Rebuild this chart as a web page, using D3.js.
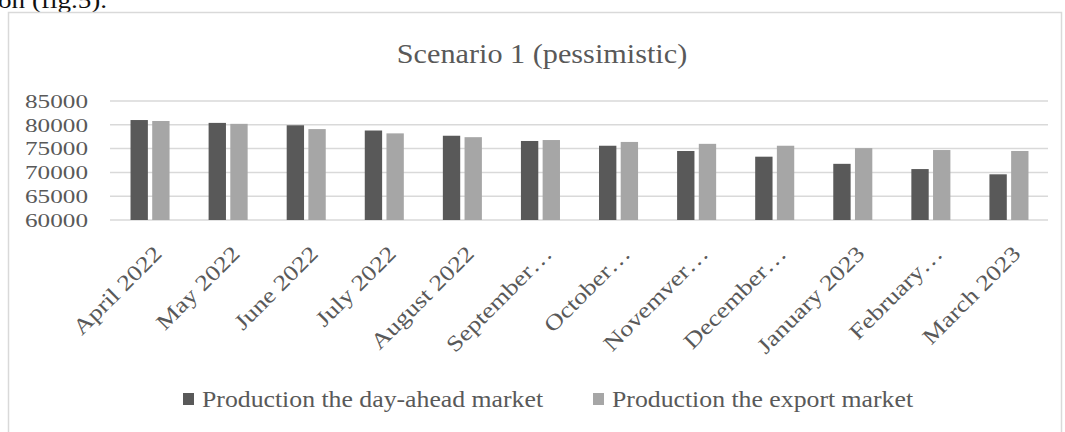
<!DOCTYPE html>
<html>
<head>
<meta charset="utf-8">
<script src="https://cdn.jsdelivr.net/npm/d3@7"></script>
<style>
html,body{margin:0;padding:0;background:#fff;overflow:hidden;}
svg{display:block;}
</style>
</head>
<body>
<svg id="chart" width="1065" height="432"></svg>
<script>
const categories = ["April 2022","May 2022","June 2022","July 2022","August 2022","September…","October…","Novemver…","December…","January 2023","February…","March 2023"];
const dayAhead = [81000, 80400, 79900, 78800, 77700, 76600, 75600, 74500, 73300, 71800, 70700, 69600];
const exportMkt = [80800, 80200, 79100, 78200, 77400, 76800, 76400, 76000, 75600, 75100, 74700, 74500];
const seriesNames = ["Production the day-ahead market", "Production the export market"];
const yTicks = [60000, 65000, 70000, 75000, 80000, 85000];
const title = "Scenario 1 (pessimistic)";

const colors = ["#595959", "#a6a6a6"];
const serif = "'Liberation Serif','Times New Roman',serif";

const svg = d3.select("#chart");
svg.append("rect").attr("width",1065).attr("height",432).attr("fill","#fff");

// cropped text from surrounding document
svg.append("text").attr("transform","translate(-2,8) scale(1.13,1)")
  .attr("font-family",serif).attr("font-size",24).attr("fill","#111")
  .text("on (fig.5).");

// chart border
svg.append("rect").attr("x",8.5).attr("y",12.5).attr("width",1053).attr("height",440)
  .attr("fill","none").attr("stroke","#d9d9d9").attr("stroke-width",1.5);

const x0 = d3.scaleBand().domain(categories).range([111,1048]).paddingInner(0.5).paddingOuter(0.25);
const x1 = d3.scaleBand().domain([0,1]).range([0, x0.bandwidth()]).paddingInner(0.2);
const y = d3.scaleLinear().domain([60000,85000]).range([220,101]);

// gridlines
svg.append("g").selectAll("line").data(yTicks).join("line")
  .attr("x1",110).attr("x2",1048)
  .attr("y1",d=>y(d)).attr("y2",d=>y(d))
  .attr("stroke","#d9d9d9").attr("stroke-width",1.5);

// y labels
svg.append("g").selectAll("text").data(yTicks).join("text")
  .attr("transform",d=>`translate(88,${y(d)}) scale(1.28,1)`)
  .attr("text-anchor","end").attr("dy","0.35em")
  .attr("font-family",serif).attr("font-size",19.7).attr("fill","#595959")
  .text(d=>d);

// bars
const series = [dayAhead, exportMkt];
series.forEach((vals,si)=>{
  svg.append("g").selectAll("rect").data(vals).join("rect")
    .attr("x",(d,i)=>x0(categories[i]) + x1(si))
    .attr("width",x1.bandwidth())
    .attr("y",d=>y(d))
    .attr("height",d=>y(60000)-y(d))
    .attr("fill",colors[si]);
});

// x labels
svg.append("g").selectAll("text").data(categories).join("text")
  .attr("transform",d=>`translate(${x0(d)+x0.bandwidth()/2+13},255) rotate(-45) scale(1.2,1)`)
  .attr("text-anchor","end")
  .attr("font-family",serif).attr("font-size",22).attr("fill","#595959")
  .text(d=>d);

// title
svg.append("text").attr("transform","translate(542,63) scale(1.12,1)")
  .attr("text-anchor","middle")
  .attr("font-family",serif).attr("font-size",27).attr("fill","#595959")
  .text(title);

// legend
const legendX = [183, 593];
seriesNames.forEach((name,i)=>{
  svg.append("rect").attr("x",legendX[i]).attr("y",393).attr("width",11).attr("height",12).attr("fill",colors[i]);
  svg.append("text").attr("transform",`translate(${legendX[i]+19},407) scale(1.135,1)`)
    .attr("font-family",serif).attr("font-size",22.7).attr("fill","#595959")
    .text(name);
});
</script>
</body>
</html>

§ Goal: Write out the full set of lines verbatim, without the pictures.

§ The response:
Rebuild this chart as a web page, using D3.js.
<!DOCTYPE html>
<html>
<head>
<meta charset="utf-8">
<script src="https://cdn.jsdelivr.net/npm/d3@7"></script>
<style>
html,body{margin:0;padding:0;background:#fff;overflow:hidden;}
svg{display:block;}
</style>
</head>
<body>
<svg id="chart" width="1065" height="432"></svg>
<script>
const categories = ["April 2022","May 2022","June 2022","July 2022","August 2022","September…","October…","Novemver…","December…","January 2023","February…","March 2023"];
const dayAhead = [81000, 80400, 79900, 78800, 77700, 76600, 75600, 74500, 73300, 71800, 70700, 69600];
const exportMkt = [80800, 80200, 79100, 78200, 77400, 76800, 76400, 76000, 75600, 75100, 74700, 74500];
const seriesNames = ["Production the day-ahead market", "Production the export market"];
const yTicks = [60000, 65000, 70000, 75000, 80000, 85000];
const title = "Scenario 1 (pessimistic)";

const colors = ["#595959", "#a6a6a6"];
const serif = "'Liberation Serif','Times New Roman',serif";

const svg = d3.select("#chart");
svg.append("rect").attr("width",1065).attr("height",432).attr("fill","#fff");

// cropped text from surrounding document
svg.append("text").attr("transform","translate(-2,8) scale(1.13,1)")
  .attr("font-family",serif).attr("font-size",24).attr("fill","#111")
  .text("on (fig.5).");

// chart border
svg.append("rect").attr("x",8.5).attr("y",12.5).attr("width",1053).attr("height",440)
  .attr("fill","none").attr("stroke","#d9d9d9").attr("stroke-width",1.5);

const x0 = d3.scaleBand().domain(categories).range([111,1048]).paddingInner(0.5).paddingOuter(0.25);
const x1 = d3.scaleBand().domain([0,1]).range([0, x0.bandwidth()]).paddingInner(0.2);
const y = d3.scaleLinear().domain([60000,85000]).range([220,101]);

// gridlines
svg.append("g").selectAll("line").data(yTicks).join("line")
  .attr("x1",110).attr("x2",1048)
  .attr("y1",d=>y(d)).attr("y2",d=>y(d))
  .attr("stroke","#d9d9d9").attr("stroke-width",1.5);

// y labels
svg.append("g").selectAll("text").data(yTicks).join("text")
  .attr("transform",d=>`translate(88,${y(d)}) scale(1.28,1)`)
  .attr("text-anchor","end").attr("dy","0.35em")
  .attr("font-family",serif).attr("font-size",19.7).attr("fill","#595959")
  .text(d=>d);

// bars
const series = [dayAhead, exportMkt];
series.forEach((vals,si)=>{
  svg.append("g").selectAll("rect").data(vals).join("rect")
    .attr("x",(d,i)=>x0(categories[i]) + x1(si))
    .attr("width",x1.bandwidth())
    .attr("y",d=>y(d))
    .attr("height",d=>y(60000)-y(d))
    .attr("fill",colors[si]);
});

// x labels
svg.append("g").selectAll("text").data(categories).join("text")
  .attr("transform",d=>`translate(${x0(d)+x0.bandwidth()/2+13},255) rotate(-45) scale(1.2,1)`)
  .attr("text-anchor","end")
  .attr("font-family",serif).attr("font-size",22).attr("fill","#595959")
  .text(d=>d);

// title
svg.append("text").attr("transform","translate(542,63) scale(1.12,1)")
  .attr("text-anchor","middle")
  .attr("font-family",serif).attr("font-size",27).attr("fill","#595959")
  .text(title);

// legend
const legendX = [183, 593];
seriesNames.forEach((name,i)=>{
  svg.append("rect").attr("x",legendX[i]).attr("y",393).attr("width",11).attr("height",12).attr("fill",colors[i]);
  svg.append("text").attr("transform",`translate(${legendX[i]+19},407) scale(1.135,1)`)
    .attr("font-family",serif).attr("font-size",22.7).attr("fill","#595959")
    .text(name);
});
</script>
</body>
</html>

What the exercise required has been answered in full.